S3 Glacier and Glacier Deep Archive
For long-term archival. Retrieval times: Glacier Flexible Retrieval (1-5 minutes to 12 hours), Glacier Deep Archive (12-48 hours). You can use expedited, standard, or bulk retrievals. Lifecycle policies can transition objects automatically.
S3 Event Notifications and Destination Configurations
Events can be sent to SNS, SQS, or Lambda. You can filter by object key prefix and suffix. For high-volume scenarios, consider using SQS or Lambda with reserved concurrency to handle bursts. Events are delivered at least once, but duplicates may occur.
S3 Access Points
Simplify managing access for large datasets. Each access point has its own policy and network controls (e.g., VPC origin). You can create multiple access points for different use cases.
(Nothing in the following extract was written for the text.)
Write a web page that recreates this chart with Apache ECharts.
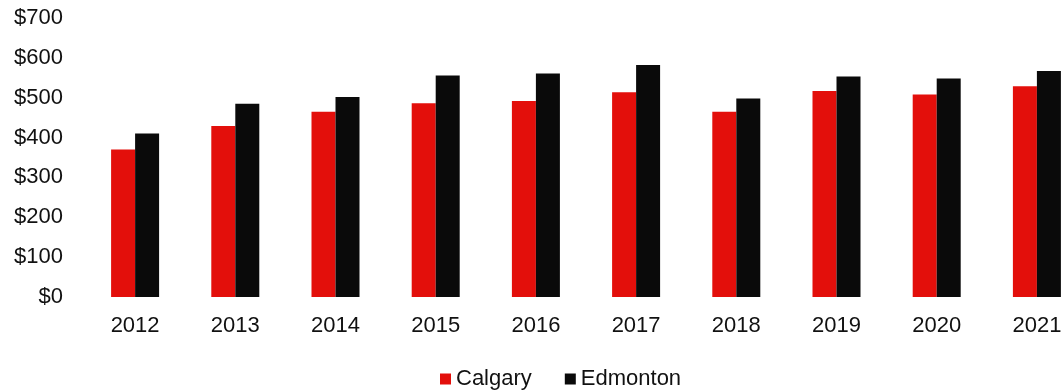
<!DOCTYPE html>
<html><head><meta charset="utf-8">
<script src="https://cdn.jsdelivr.net/npm/echarts@6/dist/echarts.min.js"></script>
<style>html,body{margin:0;padding:0;background:#fff}#c{width:1063px;height:392px}</style>
</head><body><div id="c"></div>
<script>
const categories = ['2012','2013','2014','2015','2016','2017','2018','2019','2020','2021'];
const calgary = [370, 429, 465, 486, 492, 514, 465, 517, 508, 529];
const edmonton = [410, 485, 502, 556, 561, 582, 498, 553, 548, 567];
const yTicks = [0, 100, 200, 300, 400, 500, 600, 700];

const chart = echarts.init(document.getElementById('c'));
const font = '"Liberation Sans", Arial, sans-serif';
chart.setOption({
  animation: false,
  textStyle: { fontFamily: font },
  grid: { left: 85, top: 18, width: 1002, height: 279, containLabel: false, outerBoundsMode: 'none' },
  xAxis: {
    type: 'category', data: categories,
    axisLine: { show: false }, axisTick: { show: false },
    axisLabel: { fontSize: 22, color: '#111', margin: 18, fontFamily: font }
  },
  yAxis: {
    type: 'value', min: yTicks[0], max: yTicks[yTicks.length - 1], interval: 100,
    splitLine: { show: false }, axisLine: { show: false }, axisTick: { show: false },
    axisLabel: { fontSize: 22, color: '#111', margin: 22, fontFamily: font, formatter: v => '$' + v }
  },
  legend: {
    top: 363, left: 435, itemWidth: 11, itemHeight: 11, itemGap: 33,
    icon: 'rect', textStyle: { fontSize: 22, color: '#111', fontFamily: font },
    data: ['Calgary', 'Edmonton']
  },
  series: [
    { name: 'Calgary', type: 'bar', data: calgary, barWidth: 24, barGap: '0%', itemStyle: { color: '#e30f0b' } },
    { name: 'Edmonton', type: 'bar', data: edmonton, barWidth: 24, itemStyle: { color: '#0a0a0a' } }
  ]
});
</script></body></html>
S3 Multi-Region Access Points
Provide a single global endpoint that routes requests to the nearest region's bucket. Useful for multi-region applications. Requires CRR.
S3 Object Lambda
Allows you to modify objects on the fly as they are retrieved. For example, redact PII or resize images without storing multiple copies. You define a Lambda function that transforms the data.
S3 Storage Lens
Provides a dashboard and metrics for storage usage and activity across all accounts/regions. Helps optimize costs and identify anomalies.
S3 Outposts
Extends S3 to on-premises AWS Outposts. Provides local object storage for low-latency applications.
S3 on AWS Snow Family
Snowball Edge devices can store S3 objects for offline data transfer.
S3 and VPC Endpoints
Use Gateway VPC Endpoints (for S3) to access S3 from within a VPC without going over the internet. This is free and uses AWS private IPs. For on-premises, use Interface Endpoints (PrivateLink) which cost per hour.
S3 and CloudWatch Metrics
You can enable request metrics (e.g., number of 4xx errors, latency) at the bucket or prefix level. These are billed. Storage metrics are available via CloudWatch automatically.
S3 and AWS CloudTrail
CloudTrail logs all S3 API calls for auditing. You can also enable S3 server access logs (to a separate bucket) for detailed access records.
S3 and AWS Config
Can track configuration changes to buckets (e.g., policy changes, encryption settings).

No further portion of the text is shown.